#### Your objective:
Take from the listing each line that has the string "chart".
• • • • • • •
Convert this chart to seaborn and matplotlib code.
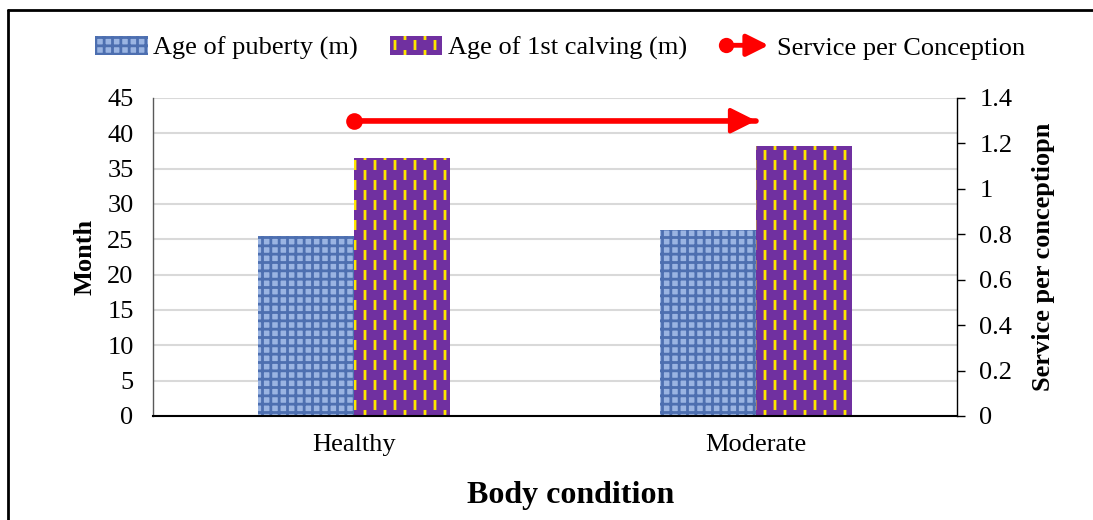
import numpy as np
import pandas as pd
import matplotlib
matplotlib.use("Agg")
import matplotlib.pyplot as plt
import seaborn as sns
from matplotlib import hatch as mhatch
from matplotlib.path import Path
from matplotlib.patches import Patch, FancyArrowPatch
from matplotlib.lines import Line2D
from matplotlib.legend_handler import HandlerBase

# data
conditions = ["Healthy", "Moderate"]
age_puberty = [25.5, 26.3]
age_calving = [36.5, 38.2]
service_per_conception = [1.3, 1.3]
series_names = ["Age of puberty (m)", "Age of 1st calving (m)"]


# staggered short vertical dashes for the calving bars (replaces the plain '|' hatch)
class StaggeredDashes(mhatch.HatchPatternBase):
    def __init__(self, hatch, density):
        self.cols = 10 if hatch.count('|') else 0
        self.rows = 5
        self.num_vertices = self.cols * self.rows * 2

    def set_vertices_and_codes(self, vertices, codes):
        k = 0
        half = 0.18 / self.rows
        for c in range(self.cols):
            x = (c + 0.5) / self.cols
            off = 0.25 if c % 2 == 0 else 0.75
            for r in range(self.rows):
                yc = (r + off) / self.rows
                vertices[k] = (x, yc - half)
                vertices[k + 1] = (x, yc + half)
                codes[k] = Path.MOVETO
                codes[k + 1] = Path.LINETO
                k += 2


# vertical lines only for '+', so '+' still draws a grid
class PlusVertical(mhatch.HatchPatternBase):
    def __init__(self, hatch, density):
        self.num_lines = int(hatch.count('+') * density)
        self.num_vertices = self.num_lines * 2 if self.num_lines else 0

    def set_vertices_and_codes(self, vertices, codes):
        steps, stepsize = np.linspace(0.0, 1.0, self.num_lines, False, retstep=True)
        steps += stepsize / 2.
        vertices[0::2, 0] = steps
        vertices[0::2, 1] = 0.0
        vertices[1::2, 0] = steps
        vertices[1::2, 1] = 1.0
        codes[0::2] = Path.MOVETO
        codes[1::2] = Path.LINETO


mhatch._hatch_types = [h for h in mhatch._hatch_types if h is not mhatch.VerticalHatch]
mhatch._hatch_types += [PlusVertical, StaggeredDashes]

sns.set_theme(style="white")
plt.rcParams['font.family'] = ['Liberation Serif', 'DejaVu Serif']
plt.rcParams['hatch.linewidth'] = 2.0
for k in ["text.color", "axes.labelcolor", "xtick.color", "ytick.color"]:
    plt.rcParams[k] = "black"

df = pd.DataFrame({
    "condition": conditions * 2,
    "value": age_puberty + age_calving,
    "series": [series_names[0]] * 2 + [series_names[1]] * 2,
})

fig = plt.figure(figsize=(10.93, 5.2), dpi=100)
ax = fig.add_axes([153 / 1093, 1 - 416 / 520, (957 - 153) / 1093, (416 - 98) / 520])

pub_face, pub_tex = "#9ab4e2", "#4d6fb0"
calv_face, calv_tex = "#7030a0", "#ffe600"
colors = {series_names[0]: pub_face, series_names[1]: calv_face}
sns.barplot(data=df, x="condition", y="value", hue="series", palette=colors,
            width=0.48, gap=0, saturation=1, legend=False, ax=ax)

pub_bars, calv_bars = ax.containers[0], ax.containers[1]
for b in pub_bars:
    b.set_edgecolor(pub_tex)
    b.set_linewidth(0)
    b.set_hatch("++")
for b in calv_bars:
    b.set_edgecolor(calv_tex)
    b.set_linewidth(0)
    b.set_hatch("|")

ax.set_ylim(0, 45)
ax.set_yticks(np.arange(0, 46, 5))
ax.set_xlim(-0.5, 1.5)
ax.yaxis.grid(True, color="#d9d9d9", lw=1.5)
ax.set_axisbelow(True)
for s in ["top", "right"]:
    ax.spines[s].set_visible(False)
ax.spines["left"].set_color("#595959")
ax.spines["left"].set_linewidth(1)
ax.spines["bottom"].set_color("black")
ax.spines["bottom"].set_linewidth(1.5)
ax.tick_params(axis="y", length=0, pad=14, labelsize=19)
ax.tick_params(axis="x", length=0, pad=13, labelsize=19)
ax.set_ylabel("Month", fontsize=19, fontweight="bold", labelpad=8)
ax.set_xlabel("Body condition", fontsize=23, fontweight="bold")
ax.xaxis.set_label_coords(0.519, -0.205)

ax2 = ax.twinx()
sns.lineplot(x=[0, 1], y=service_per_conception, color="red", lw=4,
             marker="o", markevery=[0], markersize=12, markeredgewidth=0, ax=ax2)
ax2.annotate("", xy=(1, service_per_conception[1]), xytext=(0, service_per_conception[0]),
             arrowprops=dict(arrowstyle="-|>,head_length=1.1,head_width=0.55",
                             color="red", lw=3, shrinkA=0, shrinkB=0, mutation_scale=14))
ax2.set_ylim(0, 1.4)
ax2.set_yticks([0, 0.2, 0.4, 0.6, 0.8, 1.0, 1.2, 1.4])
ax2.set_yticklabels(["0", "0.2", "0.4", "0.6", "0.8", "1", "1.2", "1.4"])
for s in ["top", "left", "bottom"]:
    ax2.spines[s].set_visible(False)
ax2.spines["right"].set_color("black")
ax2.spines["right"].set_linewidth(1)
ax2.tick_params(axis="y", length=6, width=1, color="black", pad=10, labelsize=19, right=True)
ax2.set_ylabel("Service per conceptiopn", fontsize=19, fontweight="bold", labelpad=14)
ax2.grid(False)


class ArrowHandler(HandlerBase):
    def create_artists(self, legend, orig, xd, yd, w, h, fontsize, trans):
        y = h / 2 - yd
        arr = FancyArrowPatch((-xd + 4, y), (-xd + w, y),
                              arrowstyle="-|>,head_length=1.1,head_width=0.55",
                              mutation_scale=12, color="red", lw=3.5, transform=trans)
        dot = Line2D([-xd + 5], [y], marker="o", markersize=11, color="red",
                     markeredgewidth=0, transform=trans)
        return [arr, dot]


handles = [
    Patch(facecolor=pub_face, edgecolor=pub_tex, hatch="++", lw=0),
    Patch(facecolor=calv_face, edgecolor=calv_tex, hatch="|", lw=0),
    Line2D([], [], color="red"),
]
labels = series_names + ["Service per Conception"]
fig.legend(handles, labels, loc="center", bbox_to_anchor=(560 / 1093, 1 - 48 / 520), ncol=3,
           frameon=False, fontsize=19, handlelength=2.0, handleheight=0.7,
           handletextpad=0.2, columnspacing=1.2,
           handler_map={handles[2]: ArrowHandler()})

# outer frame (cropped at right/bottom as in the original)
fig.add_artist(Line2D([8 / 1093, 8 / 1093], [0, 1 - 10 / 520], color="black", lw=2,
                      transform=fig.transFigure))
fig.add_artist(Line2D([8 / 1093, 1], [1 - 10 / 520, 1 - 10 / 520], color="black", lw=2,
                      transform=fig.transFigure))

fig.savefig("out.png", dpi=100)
• • • • • • •
#### Worked answer:
Convert this chart to seaborn and matplotlib code.

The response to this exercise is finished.